* _Recorded information_
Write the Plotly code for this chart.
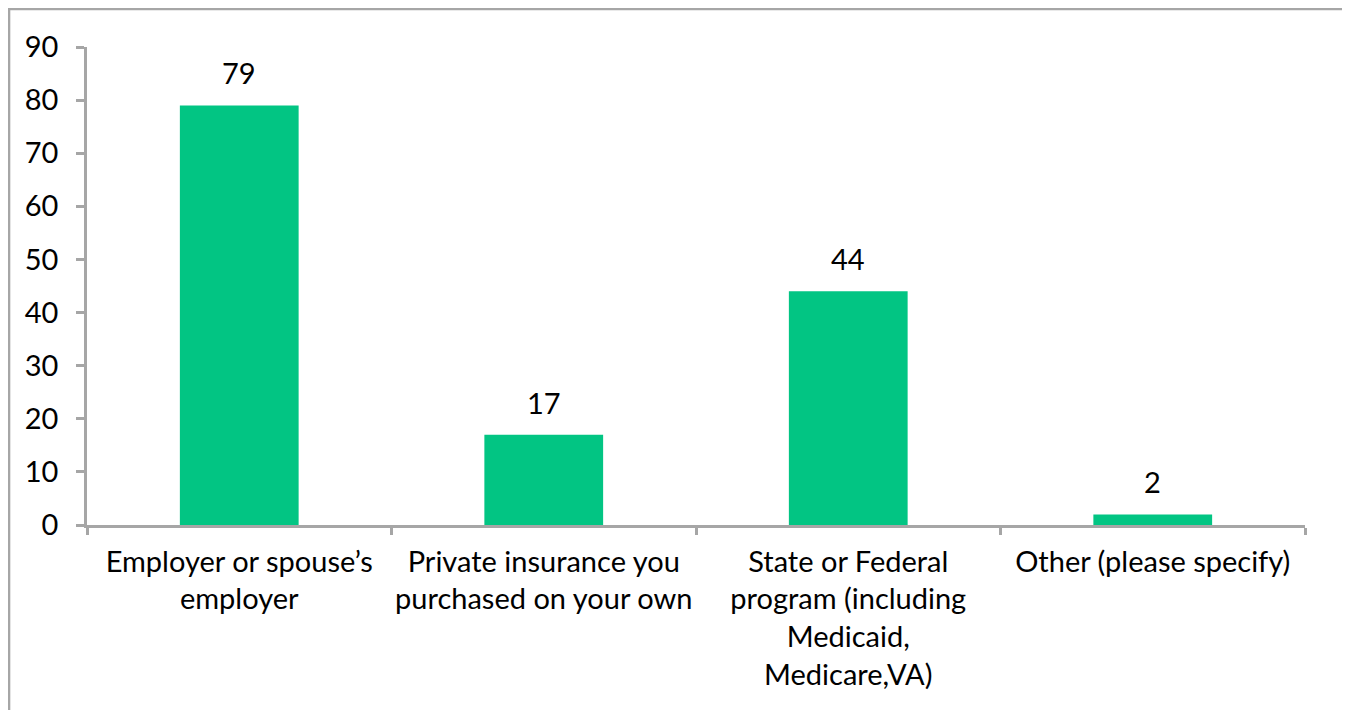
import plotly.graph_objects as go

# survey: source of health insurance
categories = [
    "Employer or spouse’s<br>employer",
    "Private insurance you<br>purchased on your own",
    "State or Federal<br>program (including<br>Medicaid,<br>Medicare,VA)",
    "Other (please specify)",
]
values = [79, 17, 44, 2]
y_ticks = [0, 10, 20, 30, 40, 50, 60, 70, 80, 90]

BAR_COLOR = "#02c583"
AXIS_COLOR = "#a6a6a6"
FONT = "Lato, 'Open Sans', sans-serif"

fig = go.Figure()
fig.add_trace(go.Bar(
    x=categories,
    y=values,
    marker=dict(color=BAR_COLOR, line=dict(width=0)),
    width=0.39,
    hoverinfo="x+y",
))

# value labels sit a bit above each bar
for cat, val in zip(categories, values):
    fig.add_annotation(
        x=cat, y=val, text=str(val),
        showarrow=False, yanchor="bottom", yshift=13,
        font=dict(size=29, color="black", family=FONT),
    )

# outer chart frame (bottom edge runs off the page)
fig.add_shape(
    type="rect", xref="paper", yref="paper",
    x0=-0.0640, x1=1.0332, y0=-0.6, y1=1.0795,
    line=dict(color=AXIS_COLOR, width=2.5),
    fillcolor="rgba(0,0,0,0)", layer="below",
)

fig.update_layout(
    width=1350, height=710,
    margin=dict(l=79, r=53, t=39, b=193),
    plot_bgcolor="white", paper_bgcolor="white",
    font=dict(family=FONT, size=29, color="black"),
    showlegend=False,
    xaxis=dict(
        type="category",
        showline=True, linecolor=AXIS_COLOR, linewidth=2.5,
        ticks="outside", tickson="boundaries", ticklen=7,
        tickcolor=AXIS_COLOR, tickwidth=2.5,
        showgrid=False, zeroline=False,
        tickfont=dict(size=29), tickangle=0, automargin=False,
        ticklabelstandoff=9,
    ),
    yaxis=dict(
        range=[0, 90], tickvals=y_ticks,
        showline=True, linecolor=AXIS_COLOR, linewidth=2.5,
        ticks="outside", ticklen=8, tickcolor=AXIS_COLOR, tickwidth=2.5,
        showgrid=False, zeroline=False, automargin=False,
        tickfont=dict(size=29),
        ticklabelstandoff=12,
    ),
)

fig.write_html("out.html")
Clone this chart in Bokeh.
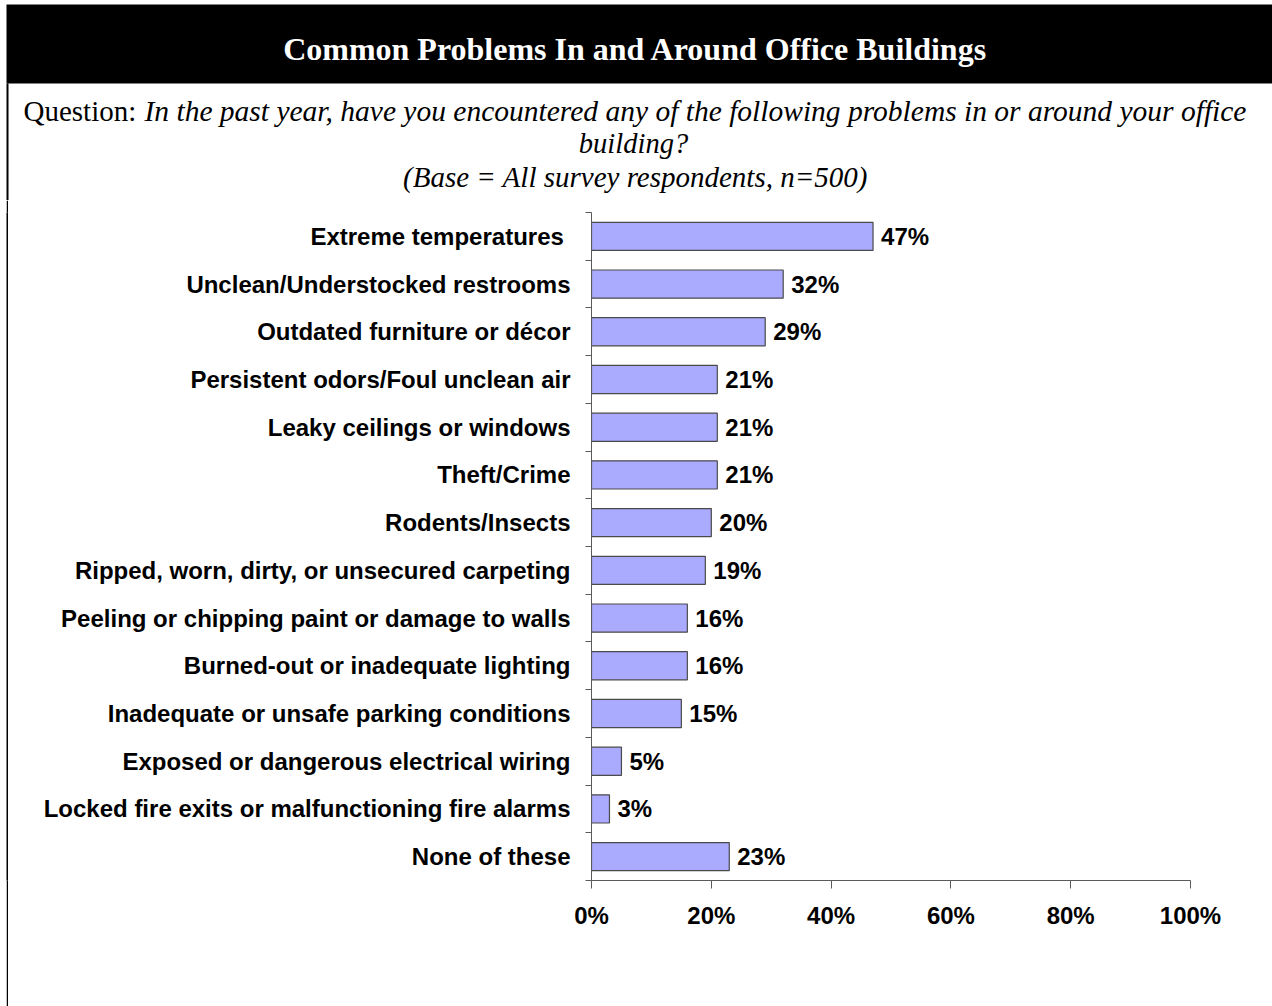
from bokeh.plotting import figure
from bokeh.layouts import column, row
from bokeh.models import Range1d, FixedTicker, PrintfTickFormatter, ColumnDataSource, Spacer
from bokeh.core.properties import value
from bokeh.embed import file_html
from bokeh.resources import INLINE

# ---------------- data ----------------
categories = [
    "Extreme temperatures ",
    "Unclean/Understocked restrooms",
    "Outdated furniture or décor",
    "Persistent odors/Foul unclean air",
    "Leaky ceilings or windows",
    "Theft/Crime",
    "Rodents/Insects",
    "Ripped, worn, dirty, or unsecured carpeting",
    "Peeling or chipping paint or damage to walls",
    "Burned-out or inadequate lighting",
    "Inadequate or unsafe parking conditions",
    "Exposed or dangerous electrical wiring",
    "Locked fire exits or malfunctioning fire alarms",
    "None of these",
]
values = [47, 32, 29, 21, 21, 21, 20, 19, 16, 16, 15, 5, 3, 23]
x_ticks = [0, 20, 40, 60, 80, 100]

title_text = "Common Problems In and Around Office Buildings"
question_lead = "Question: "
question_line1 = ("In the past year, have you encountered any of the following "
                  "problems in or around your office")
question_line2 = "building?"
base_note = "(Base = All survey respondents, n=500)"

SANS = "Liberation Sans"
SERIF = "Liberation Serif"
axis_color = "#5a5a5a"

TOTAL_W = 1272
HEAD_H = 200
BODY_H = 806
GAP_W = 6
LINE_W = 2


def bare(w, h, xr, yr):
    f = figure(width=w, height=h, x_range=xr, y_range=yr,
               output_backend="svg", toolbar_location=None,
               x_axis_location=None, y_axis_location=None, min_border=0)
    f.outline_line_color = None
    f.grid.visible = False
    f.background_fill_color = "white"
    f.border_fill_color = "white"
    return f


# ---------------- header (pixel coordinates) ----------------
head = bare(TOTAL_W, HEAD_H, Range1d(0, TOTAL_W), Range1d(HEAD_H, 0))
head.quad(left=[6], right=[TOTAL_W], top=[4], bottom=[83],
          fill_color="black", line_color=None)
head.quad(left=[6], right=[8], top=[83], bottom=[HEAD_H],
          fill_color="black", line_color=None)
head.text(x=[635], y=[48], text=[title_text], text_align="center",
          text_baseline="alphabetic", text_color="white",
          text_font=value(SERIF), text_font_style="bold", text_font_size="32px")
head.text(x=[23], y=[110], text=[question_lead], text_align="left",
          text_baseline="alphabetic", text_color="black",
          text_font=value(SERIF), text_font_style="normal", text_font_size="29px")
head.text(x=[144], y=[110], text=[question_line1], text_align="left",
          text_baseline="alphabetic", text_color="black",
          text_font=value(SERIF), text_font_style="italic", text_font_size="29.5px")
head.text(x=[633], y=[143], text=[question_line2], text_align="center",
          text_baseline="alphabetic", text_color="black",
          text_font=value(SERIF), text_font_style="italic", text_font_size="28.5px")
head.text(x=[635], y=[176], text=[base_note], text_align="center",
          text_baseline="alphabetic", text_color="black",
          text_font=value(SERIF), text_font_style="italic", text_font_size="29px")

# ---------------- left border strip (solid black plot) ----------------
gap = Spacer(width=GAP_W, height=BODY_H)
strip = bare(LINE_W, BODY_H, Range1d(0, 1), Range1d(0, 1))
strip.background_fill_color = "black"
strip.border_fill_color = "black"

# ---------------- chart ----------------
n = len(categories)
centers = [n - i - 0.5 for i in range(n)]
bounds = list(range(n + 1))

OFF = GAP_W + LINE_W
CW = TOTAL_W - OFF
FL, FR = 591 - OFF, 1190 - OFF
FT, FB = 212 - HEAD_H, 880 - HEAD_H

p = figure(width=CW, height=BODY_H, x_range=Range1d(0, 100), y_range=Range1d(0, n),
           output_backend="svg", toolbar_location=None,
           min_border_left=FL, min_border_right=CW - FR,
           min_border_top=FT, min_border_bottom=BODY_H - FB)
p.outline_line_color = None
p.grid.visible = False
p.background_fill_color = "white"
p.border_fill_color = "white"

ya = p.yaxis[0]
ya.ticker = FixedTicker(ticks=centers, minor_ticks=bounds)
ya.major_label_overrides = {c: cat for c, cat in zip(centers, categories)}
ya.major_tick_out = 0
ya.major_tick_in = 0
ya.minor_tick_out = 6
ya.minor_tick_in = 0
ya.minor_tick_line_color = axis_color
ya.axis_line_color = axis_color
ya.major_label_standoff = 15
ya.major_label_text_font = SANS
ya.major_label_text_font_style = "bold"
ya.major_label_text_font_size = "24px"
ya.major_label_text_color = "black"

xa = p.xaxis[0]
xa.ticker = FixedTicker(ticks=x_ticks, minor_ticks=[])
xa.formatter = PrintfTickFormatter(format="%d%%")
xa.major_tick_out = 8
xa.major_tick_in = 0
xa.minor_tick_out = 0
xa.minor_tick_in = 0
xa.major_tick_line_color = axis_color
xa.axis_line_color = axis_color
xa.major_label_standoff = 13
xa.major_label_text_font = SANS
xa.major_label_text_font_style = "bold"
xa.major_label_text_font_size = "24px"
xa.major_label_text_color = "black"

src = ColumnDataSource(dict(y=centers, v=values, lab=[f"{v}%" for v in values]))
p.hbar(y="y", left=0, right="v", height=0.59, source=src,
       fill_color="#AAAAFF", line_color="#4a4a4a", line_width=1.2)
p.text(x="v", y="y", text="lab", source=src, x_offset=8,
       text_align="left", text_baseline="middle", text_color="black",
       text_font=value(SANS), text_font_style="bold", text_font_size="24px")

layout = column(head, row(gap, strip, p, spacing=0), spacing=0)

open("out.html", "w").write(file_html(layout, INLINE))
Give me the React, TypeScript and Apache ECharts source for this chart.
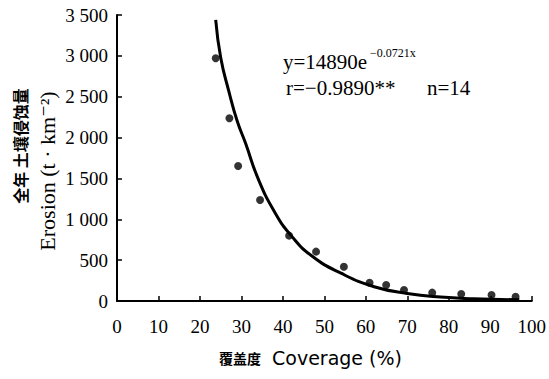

* _Written instruction_
Pick every line with "this" in it and copy it.

* _Written answer_
Write the Plotly code for this chart.
Clone this chart in Bokeh.
Give me the React, TypeScript and Apache ECharts source for this chart.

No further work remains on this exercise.